Tuesday, April 2, 2024

March Is Reading Month: What Does Reading Look Like in Middle School ELA?

The month of March is National Reading Month. A month dedicated to encouraging Americans to read every day regardless of age. 


Reading is a great pastime and benefits all. Reading improves mental processes that help people acquire knowledge, manipulate information and reason. It also increases memory, vocabulary and empathy and decreases stress levels.


In celebration of March Is Reading Month, All Saints Academy has been intentional about providing even more opportunities for students to read every day. Students at both the Lower and the Upper Campuses have engaged in a variety of reading activities over the course of this month.

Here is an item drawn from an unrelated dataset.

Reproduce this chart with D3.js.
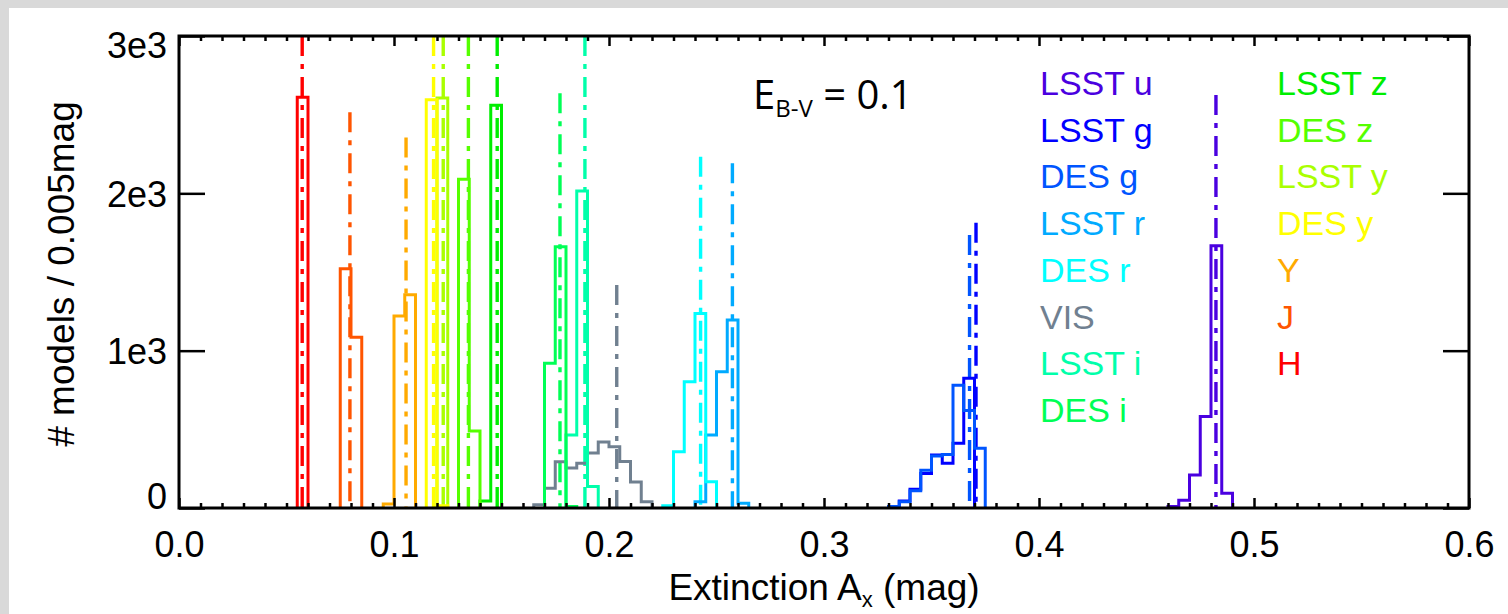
<!DOCTYPE html>
<html><head><meta charset="utf-8">
<script src="https://cdn.jsdelivr.net/npm/d3@7"></script>
<style>html,body{margin:0;padding:0;background:#fff;} svg{display:block}</style>
</head><body><svg id="c" width="1508" height="614"></svg>
<script>
// ---- data ----
const filters   = ["LSST u","LSST g","DES g","LSST r","DES r","VIS","LSST i","DES i","LSST z","DES z","LSST y","DES y","Y","J","H"];
const palette   = ["#4a00e0","#0000ff","#0055ff","#00aaff","#00ffff","#708090","#00ffaa","#00ff55","#00ee00","#55ff00","#aaff00","#ffff00","#ffaa00","#ff5500","#ff0000"];
const binWidth  = 0.005;
const binStart  = [0.460,0.335,0.330,0.240,0.225,0.165,0.180,0.170,0.140,0.130,0.120,0.115,0.095,0.075,0.055];
const counts = [
  [10,50,210,581,1667,93],                      // LSST u
  [45,119,220,337,284,411,824],                 // LSST g
  [10,40,110,240,330,340,780,620,380],          // DES g
  [40,464,866,1195,30],                         // LSST r
  [15,358,803,1237,167],                        // DES r
  [20,125,294,255,285,350,420,390,295,165,40],  // VIS
  [464,2015,136],                               // LSST i
  [920,1660,10],                                // DES i
  [45,2560],                                    // LSST z
  [2090,490],                                   // DES z
  [2606],                                       // LSST y
  [2595,15],                                    // DES y
  [25,1220,1355],                               // Y
  [1520,1085],                                  // J
  [2610]                                        // H
];
const meanExt   = [0.4823,0.3707,0.3677,0.2574,0.2426,0.2036,0.1888,0.1772,0.1480,0.1346,0.1229,0.1184,0.1056,0.0795,0.0573];
const markerTop = [2625,1813,1735,2191,2233,1417,3000,2636,3000,3000,3000,3000,2355,2515,3000];
const xTicks = [0,0.1,0.2,0.3,0.4,0.5,0.6];
const xTickLabels = ["0.0","0.1","0.2","0.3","0.4","0.5","0.6"];
const yTicks = [0,1000,2000,3000];
const yTickLabels = ["0","1e3","2e3","3e3"];

// ---- layout ----
const W = 1508, H = 614;
const L = 179, R = 1469, T = 36, B = 508;
const svg = d3.select("#c");
svg.append("rect").attr("width",W).attr("height",H).attr("fill","#d9d9d9");
svg.append("rect").attr("x",9).attr("y",8).attr("width",W-9).attr("height",H-8).attr("fill","#fff");

const x = d3.scaleLinear().domain([0,0.6]).range([L,R]);
const y = d3.scaleLinear().domain([0,3000]).range([B,T]);
const FONT = "'Liberation Sans', Arial, Helvetica, sans-serif";

const plot = svg.append("g");
svg.append("clipPath").attr("id","clip").append("rect").attr("x",L).attr("y",T-2).attr("width",R-L).attr("height",B-T+4);

// dash-dot markers
const gm = plot.append("g").attr("clip-path","url(#clip)");
filters.forEach((f,i)=>{
  gm.append("line")
    .attr("x1",x(meanExt[i])).attr("x2",x(meanExt[i]))
    .attr("y1",y(markerTop[i])).attr("y2",y(0))
    .attr("stroke",palette[i]).attr("stroke-width",3.4)
    .attr("stroke-dasharray","20,8,5,8");
});

// histograms
const line = d3.line().x(d=>x(d[0])).y(d=>y(d[1])).curve(d3.curveStepAfter);
filters.forEach((f,i)=>{
  const pts = [[binStart[i],0]];
  counts[i].forEach((c,k)=>pts.push([binStart[i]+k*binWidth,c]));
  pts.push([binStart[i]+counts[i].length*binWidth,0]);
  plot.append("path").attr("d",line(pts)).attr("fill","none")
    .attr("stroke",palette[i]).attr("stroke-width",3).attr("stroke-linejoin","miter");
});

// frame
const ax = svg.append("g").attr("stroke","#000").attr("stroke-width",3);
ax.append("rect").attr("x",L).attr("y",T).attr("width",R-L).attr("height",B-T).attr("fill","none");

// x ticks (bottom & top) via d3 axes
const xMinor = d3.range(0,61).map(k=>k/100).filter(v=>Math.round(v*100)%10!==0);
function styleAxis(g){ g.select(".domain").remove(); g.selectAll("line").attr("stroke","#000").attr("stroke-width",2.5); }
svg.append("g").attr("transform",`translate(0,${B})`)
  .call(d3.axisBottom(x).tickValues(xMinor).tickSize(-5).tickFormat("")).call(styleAxis);
svg.append("g").attr("transform",`translate(0,${T})`)
  .call(d3.axisTop(x).tickValues(xMinor).tickSize(-5).tickFormat("")).call(styleAxis);
svg.append("g").attr("transform",`translate(0,${T})`)
  .call(d3.axisTop(x).tickValues(xTicks).tickSize(-10).tickFormat("")).call(styleAxis);
const xb = svg.append("g").attr("transform",`translate(0,${B})`)
  .call(d3.axisBottom(x).tickValues(xTicks).tickSize(-10).tickPadding(0).tickFormat((d,i)=>xTickLabels[i])).call(styleAxis);
xb.selectAll("text").attr("font-family",FONT).attr("font-size",36).attr("fill","#000")
  .attr("y",49).attr("dy",0);

// y ticks left & right
svg.append("g").attr("transform",`translate(${R},0)`)
  .call(d3.axisRight(y).tickValues(yTicks).tickSize(-26).tickFormat("")).call(styleAxis);
const yl = svg.append("g").attr("transform",`translate(${L},0)`)
  .call(d3.axisLeft(y).tickValues(yTicks).tickSize(-26).tickPadding(0).tickFormat((d,i)=>yTickLabels[i])).call(styleAxis);
const yShift = [0,13,13,21];
yl.selectAll("text").attr("font-family",FONT).attr("font-size",36).attr("fill","#000")
  .attr("x",-12).attr("dy",(d,i)=>yShift[i]);

// axis titles
svg.append("text").attr("transform",`translate(74,${(T+B)/2+2}) rotate(-90)`)
  .attr("text-anchor","middle").attr("font-family",FONT).attr("font-size",37).attr("fill","#000")
  .text("# models / 0.005mag");
const xt = svg.append("text").attr("x",(L+R)/2).attr("y",600).attr("text-anchor","middle")
  .attr("font-family",FONT).attr("font-size",37).attr("fill","#000");
xt.append("tspan").text("Extinction A");
xt.append("tspan").attr("font-size",22).attr("dy",7).text("x");
xt.append("tspan").attr("dy",-7).text(" (mag)");

// annotation
const an = svg.append("text").attr("x",753).attr("y",109).attr("font-family","'Open Sans', sans-serif")
  .attr("font-size",40).attr("fill","#000");
an.append("tspan").text("E");
an.append("tspan").attr("font-size",24).attr("dy",8).text("B-V");
an.append("tspan").attr("dy",-8).text(" = 0.1");

// legend
const lg = svg.append("g").attr("font-family",FONT).attr("font-size",34);
filters.forEach((f,i)=>{
  const col = i<8?0:1, row = i<8?i:i-8;
  lg.append("text").attr("x",col?1277:1040).attr("y",95+row*46.7).attr("fill",palette[i]).text(f);
});
</script></body></html>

Specifically, in middle school English language arts class, students have been focused on reading and analyzing nonfiction texts. This reading unit, along with others taught over the course of the school year, immerses students in the study of a particular genre. Students at each grade level, read and analyze a mentor text as a whole class. The mentor text is used to model critical reading skills that students need to appropriately analyze a text within a particular genre. Students also complete vocabulary, hold Socratic Seminars (i.e. question-focused, student-led, and teacher-facilitated discussion based on appropriate texts) and write responses based on the mentor text daily. Simultaneously, students self-select nonfiction texts, after previewing texts in a “book tasting,”  to read and analyze within book clubs. 


By the end of each school year, middle school students will have been exposed to a variety of texts across different genres. Reading and analyzing texts of various genres boosts students’ comprehension skills and helps to continue to build confident readers.